How Are Annuities Taxed?
Annuity taxation depends on whether the annuity is qualified (funded with pre-tax money) or non-qualified (funded with after-tax money).
Qualified Annuities (401k/IRA Rollovers)
If you fund an annuity with a 401(k) rollover or traditional IRA funds:
- Money went in pre-tax — you’ve never paid taxes on it
- Growth is tax-deferred
- All withdrawals are taxed as ordinary income
- RMDs apply starting at age 73
- 10% early withdrawal penalty if under 59½
Non-Qualified Annuities (After-Tax Money)
If you fund with personal savings (not from a retirement account):
- Your principal (cost basis) already been taxed
- Growth is tax-deferred
- Only the growth portion is taxed upon withdrawal (LIFO method)

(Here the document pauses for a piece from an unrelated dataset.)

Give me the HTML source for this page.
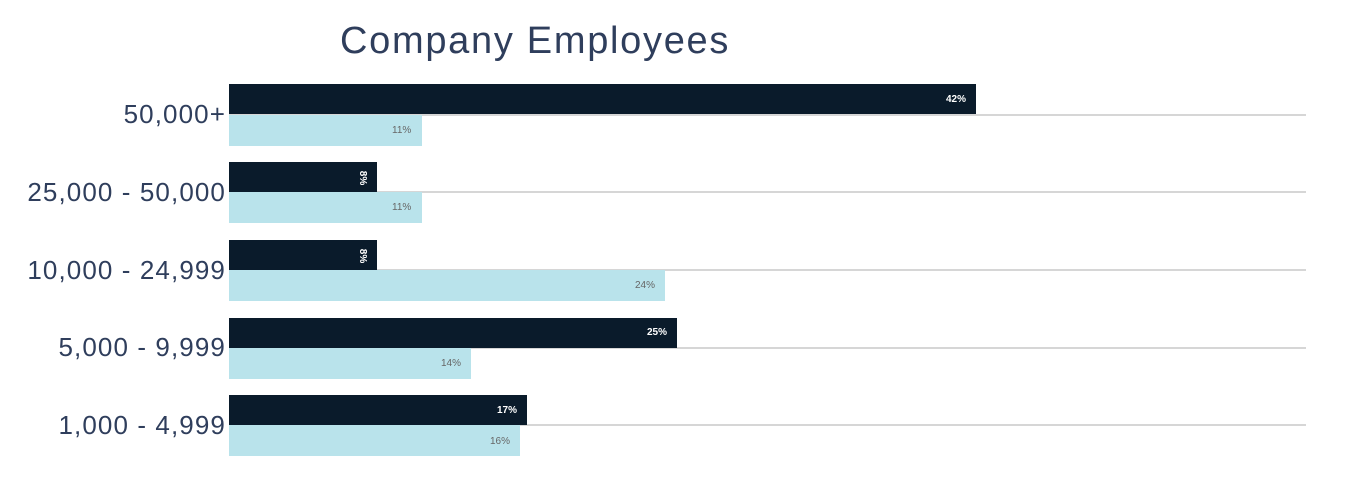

- No RMDs required (unless inside an IRA)
- Exclusion ratio for SPIAs — only the gain portion of each payment is taxable
The Exclusion Ratio for Immediate Annuities
For non-qualified SPIAs, the IRS calculates an “exclusion ratio” — the portion of each payment considered a tax-free return of principal. For example, if you paid $100,000 and will receive a total of $200,000 in payments, 50% of each payment is tax-free until your basis is recovered.
1035 Exchange: Tax-Free Swap
Under IRS Section 1035, you can exchange one annuity for another without paying taxes on accumulated gains — as long as the exchange is done properly (directly between carriers). This allows you to upgrade to a better product without a tax hit.
Estate and Inheritance Tax
Annuity death benefits paid to beneficiaries are subject to income tax on the gain. They do not receive a step-up in basis like stocks and real estate do. Plan accordingly.